If it was me I would forge the internals rather than go back in with stock. The motor is already down a few more dollars for forged internals seems like good insurance if you plan on keeping the car boosted.
The data logging I had in the car showed 15lbs. I don't know how accurate that was, but they said in was way more than what it was on the dyno. What is the cost to just put a set of forged pistons and rods in. I don't plan on going any farther than 700whp.
Since day one of what? Owning the car? Blower install? Need clarification please.
Initially, this to me sounds like a case of the dyno operators not having the load cell on the dyno calibrated properly. A change in load calibration on the rollers can wreak havoc on accuracy when trying to accurately dyno/tune a car. When you add the load imposed on the street (rolling resistance, aero load, gearing, hills, etc.) the entire behavior of the engine is different...something that a dyno can mimic when used by an operator familiar with this principle. You have a legit case to bring to the shop for them to supply a new motor. Their inexperience (or unfamiliarity) on their own equipment caused this failure. Plain and simple. When you say this to them, they'll ask...who told you that? Then they'll say I'm full of it. That's their denial setting in because they've been exposed. I have nothing to hide, nor anything to benefit from exposing their ineptitude. I've been dynoing cars for 12 years on numerous makes/models of dynos. I've seen more than most...and I just hate seeing incompetence from performance shops. Hell, I wouldn't be surprised if they try to blame it on your driving...
SI trim on that motor should be maybe 10-11 PSI MAX its just not enough blower to fill all that. If your cats were clogged up it would make sense though. 10 PSI at 3500 with that setup is a TON of PSI!!!

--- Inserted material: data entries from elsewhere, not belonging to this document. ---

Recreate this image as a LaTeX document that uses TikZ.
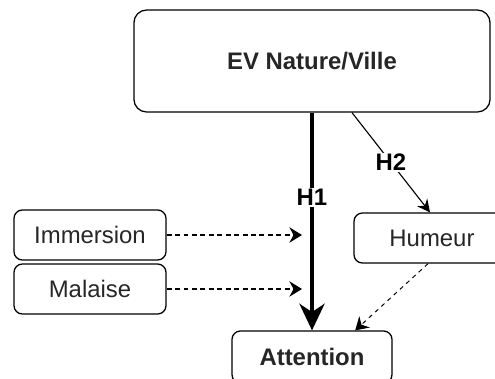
\documentclass[tikz,border=0pt]{standalone}
\usepackage{fontspec}
\setmainfont{Liberation Sans}
\usepackage{tikz}
\usetikzlibrary{arrows.meta, positioning, calc}

\tikzset{
  box/.style={draw, rounded corners=6pt, line width=0.9pt, font=\fontsize{17}{20}\selectfont, text=black!85},
  hyp/.style={fill=white, font=\fontsize{17}{20}\selectfont\bfseries, inner sep=1pt},
  dasharrow/.style={-{Stealth[length=9pt, width=11pt, inset=3pt]}, dash pattern=on 3.5pt off 2.5pt, line width=1pt}
}

\begin{document}
\begin{tikzpicture}[x=0.025cm, y=-0.025cm]
  \clip (0,0) rectangle (495,378);

  % Source
  \node[box, rounded corners=9pt, minimum width=8.9cm, minimum height=2.55cm, font=\fontsize{17}{20}\selectfont\bfseries] (ev) at (312, 61) {EV Nature/Ville};

  % Moderators
  \node[box, minimum width=3.8cm, minimum height=1.25cm] (immersion) at (90, 235) {Immersion};
  \node[box, minimum width=3.8cm, minimum height=1.25cm] (malaise) at (90, 289) {Malaise};

  % Mediator
  \node[box, minimum width=3.9cm, minimum height=1.25cm] (humeur) at (432, 238) {Humeur};

  % Outcome
  \node[box, minimum width=4cm, minimum height=1.3cm, font=\fontsize{17}{20}\selectfont\bfseries] (attention) at (312, 357) {Attention};

  % H1 direct path
  \draw[-{Stealth[length=19pt, width=18pt, inset=6pt]}, line width=2.2pt] (ev.south) -- (attention.north) node[hyp, pos=0.39] {H1};

  % H2 via humeur
  \draw[-{Stealth[length=9pt, width=9pt, inset=3pt]}, line width=0.8pt] ([xshift=1cm]ev.south) -- ([xshift=-0.05cm]humeur.north) node[hyp, midway] {H2};
  \draw[dasharrow, line width=0.7pt, dash pattern=on 3pt off 3pt] ([xshift=-0.1cm]humeur.south) -- ([xshift=1.08cm]attention.north);

  % Moderation arrows
  \coordinate (immend) at (302, 235);
  \coordinate (malend) at (302, 289);
  \draw[dasharrow] (immersion.east) -- (immend);
  \draw[dasharrow] (malaise.east) -- (malend);
\end{tikzpicture}
\end{document}
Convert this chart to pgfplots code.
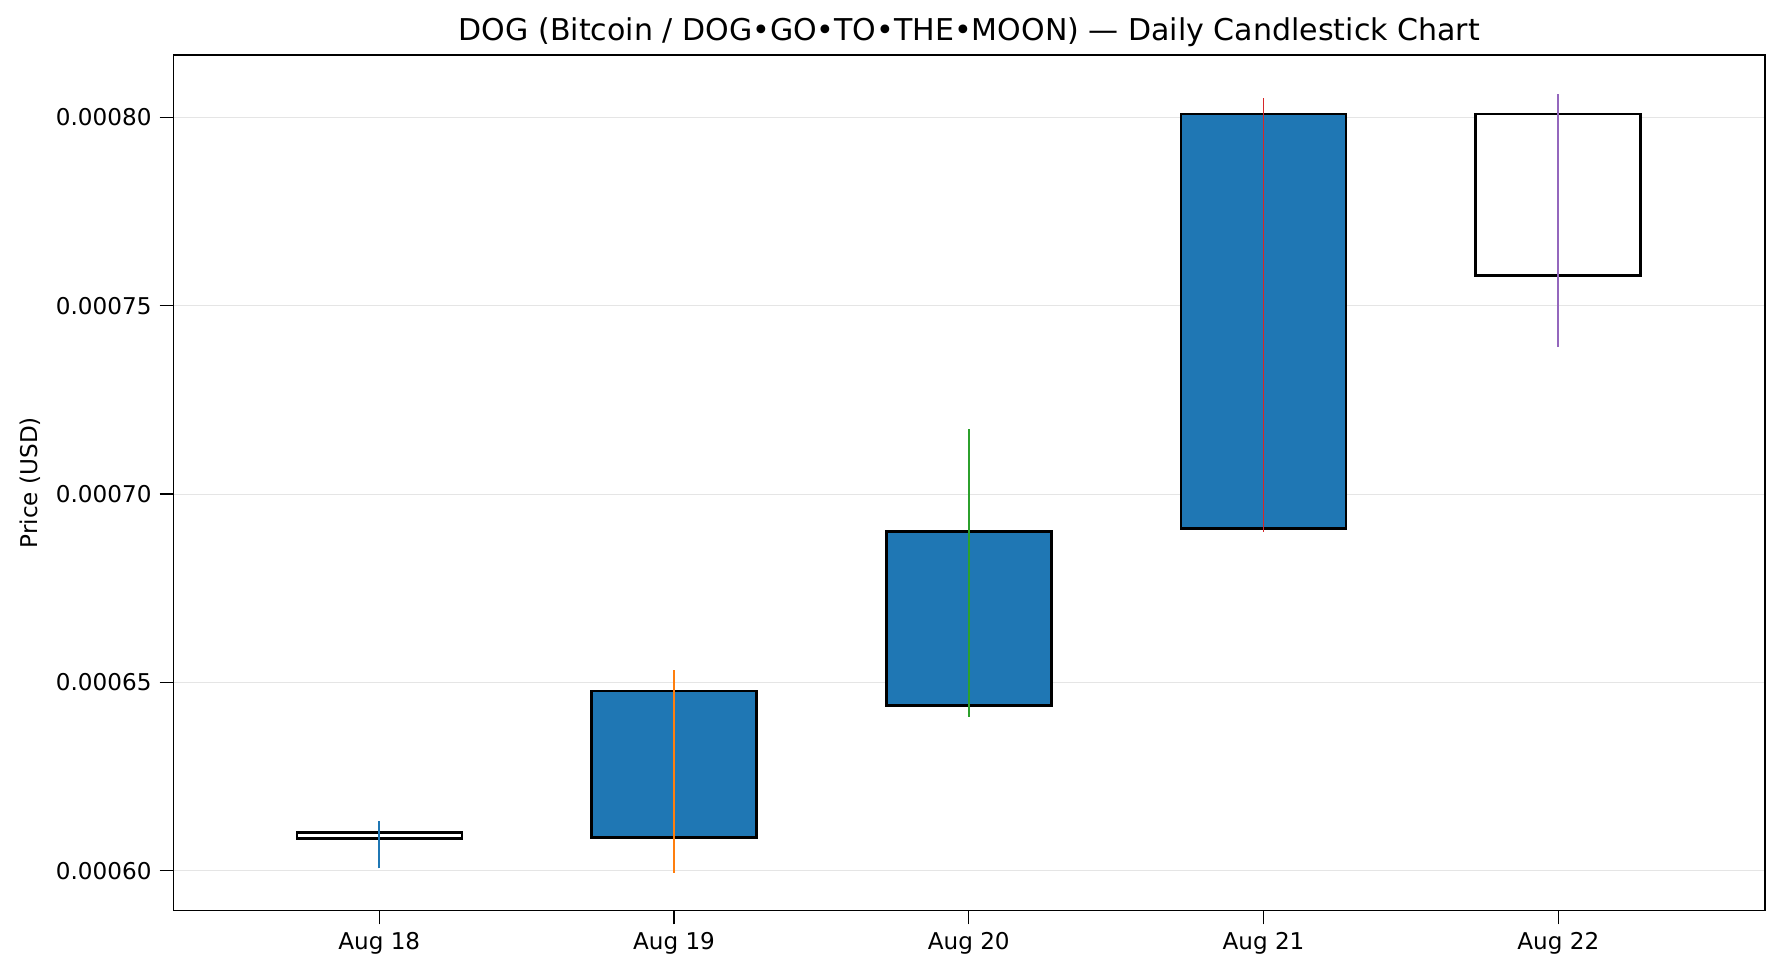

the Centri blower wont make more PSI on the street than on the DYNO. it is NOT load based so that also makes no sense.
If it were me or this was a customer of mine i would make sure he did a piston rod swap at a MIN. this was your weak link( pistons) are atleast gone and you can push her as hard as you want with that setup. The LS7 doesn't like that much PSI anyways so bad gas, a rev limiter a few times, your going to get that motor at those PSI levels every time.
I suspect plugged cats as well. As already mentioned, that blower and that pulley should put you nowhere near 15-16psi. The only reason possible for it hitting that boost is a restriction somewhere.
I'm spinning a T-trim with a 3.125" pulley and only get 12-13psi. I would just do forged rods and pistons. This will mean you have to have the rotating assembly balanced again though.
Exactly, and Jon is a ls3 not 7 which would be even lower boost because of the cubes/heads.
Wouldn't this be the opposite? A ls7 and ls3 with identical setups the ls7 would be pushing less boost because of all the extra space for air?
I.e. the ls3 would be at 15-16 psi and the 7 would be at 12-13? I'm not saying with a t-trim and 3.125" pulley these numbers are accurate but just using them for comparison.
Yes, that is what he meant. No way a healthy LS7 is making 15 psi with a 3.4" pulley on an Si-trim. My cammed LS3 made 11 psi or so with a T-trim and 3.4" pulley.
Clogged cats could be it, but I wouldn't expect a hike that high. I had a similar issue on my SI LS3. If I can find the old dyno graphs, I can show you the difference with clogged vs unclogged. Boost spiked to the same levels, but just fell right off after earlier in the rpm band.